Petitioner has not presented this proof; he offers only cursory allegations and speculation. This is not enough for a Franks hearing. “[I]f [Petitioner] cannot show that he [was] entitled to a Franks hearing, he necessarily cannot show that his motion to suppress should have been granted.” Aviles, 938 F.3d at 509. Therefore, Petitioner has not shown that trial counsel was ineffective for failing to make the Warrant Argument in the trial court. Because his ineffective assistance of counsel claim fails on the state court record, Martinez does not excuse the procedural default. Williams v. Superintendent Mahanoy SCI, 45 F.4th 713, 723-24 (3d Cir. 2022). The Court will therefore DENY the claim.
3. Petitioner has not shown trial counsel was ineffective for failing to raise the Entry Argument
Petitioner's final argument is that trial counsel was ineffective by failing to sufficiently argue that the initial, warrantless entry and a resulting protective sweep were improper and for failing to obtain testimony from Guillen in connection with that entry. Pet. at 27-29. The Entry Argument is essentially the same as the Fourth Amendment claim in Ground One and the ineffective assistance of counsel claim in Ground Three. See Pet. at 21, 24. As the Court previously held, the Fourth Amendment claim is barred by Stone v. Powell, 428 U.S. 465 (1976), and Petitioner has not shown that trial counsel was ineffective for failing to have Guillen testify at the motion to suppress and during trial. See supra, Part III.A, C. Because Petitioner's ineffective assistance of counsel claim fails on the state court record, Martinez does not excuse the procedural default. Williams v. Superintendent Mahanoy SCI, 45 F.4th 713,723-24 (3d Cir. 2022). The Court will DENY the claim.
The Court dismissed the Davila Argument in Ground Five supra, Part III.D.
IV. CERTIFICATE OF APPEALABILITY
AEDPA provides that an appeal may not be taken to the court of appeals from a final order in a section 2254 proceeding unless a judge issues a certificate of appealability on the ground that “the applicant has made a substantial showing of the denial of a constitutional right.” 28 U.S.C. § 2253(c)(2).
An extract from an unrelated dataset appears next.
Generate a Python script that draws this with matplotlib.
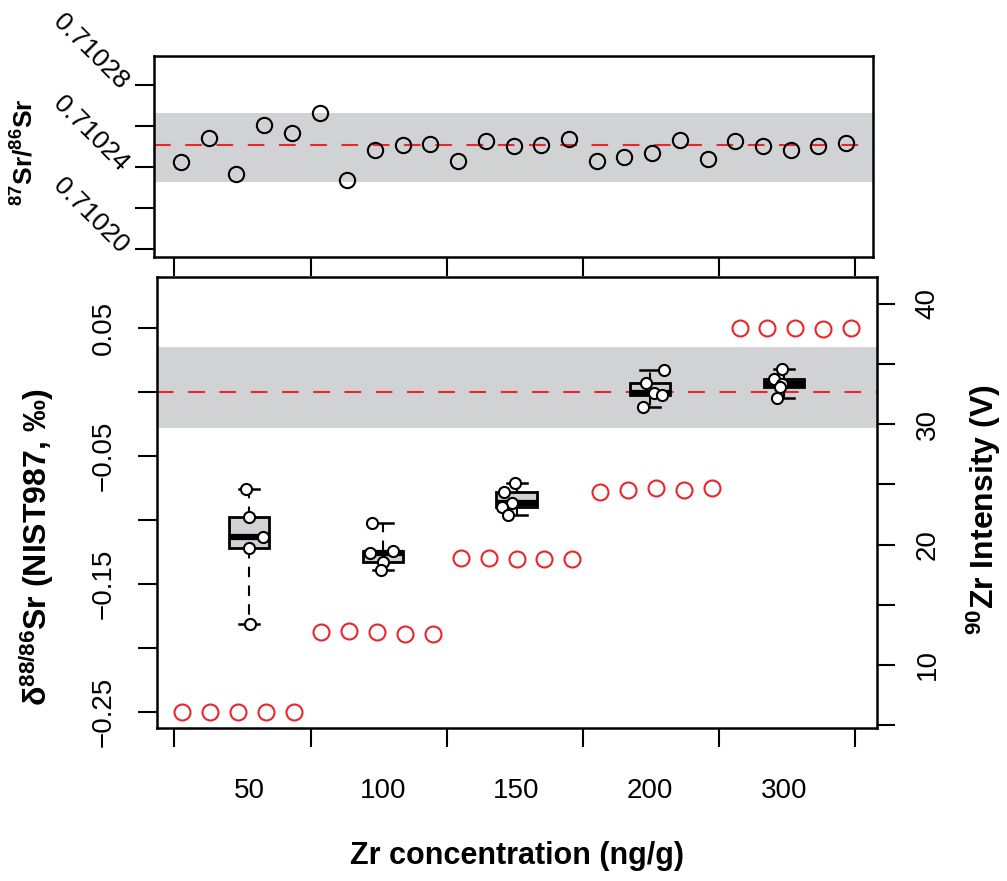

For the reasons expressed above, Petitioner has failed to make a substantial showing that he was denied a constitutional right. As jurists of reason could not disagree with this Court's resolution of his claims either procedurally or on the merits, the Court will deny Petitioner a certificate of appealability.
V. CONCLUSION
For the reasons stated above, the Court will DENY Grounds One, Two, and Three. Grounds Four and Five are DENIED in part and DENIED AS PROCEDURALLY DEFAULTED in part. The Court DENIES a certificate of appealability. An appropriate Order will follow.